How to cook with cotija cheese

Because there are essentially two different "types" of Cotija cheese (young and soft, or aged and hard), there are a variety of ways to use it. Isabel Eats points out that unlike many other cheeses, Cotija cheese doesn't melt. Therefore, it is often used as a "finishing cheese" to top off a savory dish.

There are a bunch of tasty recipes that utilize Cotija cheese, including Mexican Street Corn or Elote. This particular dish is likely the most popular use of Cotija cheese, as its crumbly texture and savory flavor provides a creamy, salty, and mouthwatering accompaniment to the deliciously sweet corn and salty, tangy spices.

And while other popular, traditional Mexican dishes like tacos, enchiladas, and refried beans often see Cotija cheese sprinkled on top, it can definitely be used to complement non-Mexican dishes that could use a little extra salt or texture. Cotija cheese could be added to a veggie burger, or grace the top of an egg dish — it's used in our Starbucks Southwest Veggie Wrap copycat recipe. Even a hearty salad could benefit from a little sprinkle of Cotija on top!

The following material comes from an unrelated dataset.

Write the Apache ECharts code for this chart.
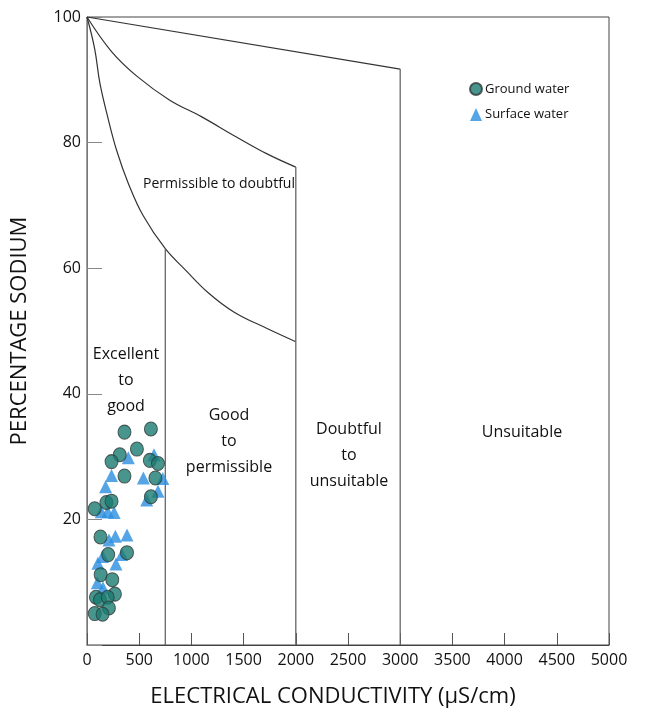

Where to buy cotija cheese

Isabel Eats notes that Cotija is a fairly common cheese, which means it can be found "in many large grocery store chains and smaller Hispanic specialty grocers" throughout the country. That means that no matter where you are, you should be able to find Cotija cheese somewhere near you. Of course, if all else fails there's always the internet!

In major grocery stores, you'll likely find Cotija cheese in the refrigerated section with other cheeses. It will depend on your store's setup — sometimes Cotija cheese can be found in the refrigerated section alongside other artisanal cheeses sold by the block, other times it might be in a section dedicated to Mexican cheeses and other refrigerated ingredients. For example, you might find a small section showcasing Cotija cheese, queso blanco, and salsa.

If you have a Hispanic specialty store near you, definitely give it a try to see what kinds of Cotija they offer. Your local artisan cheese shop might have a small selection, too. If it seems difficult to find Cotija cheese in your local store, most large grocery stores and cheese-specific online retailers offer online delivery.

Other varieties of cotija cheese

As mentioned earlier, there's both young and aged Cotija cheese, which have different textures and flavor profiles. As far as retail is concerned, Cotija is typically available either pre-grated or as a full block that you can grate or crumble yourself.

Different regions produce Cotija cheeses with varying flavor profiles and textures, according to Mexican Food Journal, with the Michoacán style (salty, dry, hard rind and an easy crumble) being known as the "original Cotija." This is the style of Cotija that doesn't melt when heated.

However, the Jalisco variety of Cotija — while also dry and salty — can be used for grilling or pan-frying, meaning it will likely soften with some added heat. It doesn't crumble as easily as the traditional Michoacán style.

There are also the Querétaro and Chiapas varieties of Cotija, which are also well-suited for pan-frying. "Querétaro style cotija is unique in that it is covered with a paste made from dried chiles, vinegar, and garlic to preserve it, which gives it a distinct color and taste," Mexican Food Journal explains. This is one of the fresher and softer varieties of Cotija cheese, with the Chiapas variety following closely behind. However, Chiapas Cotija has a milder flavor and less crumbly texture.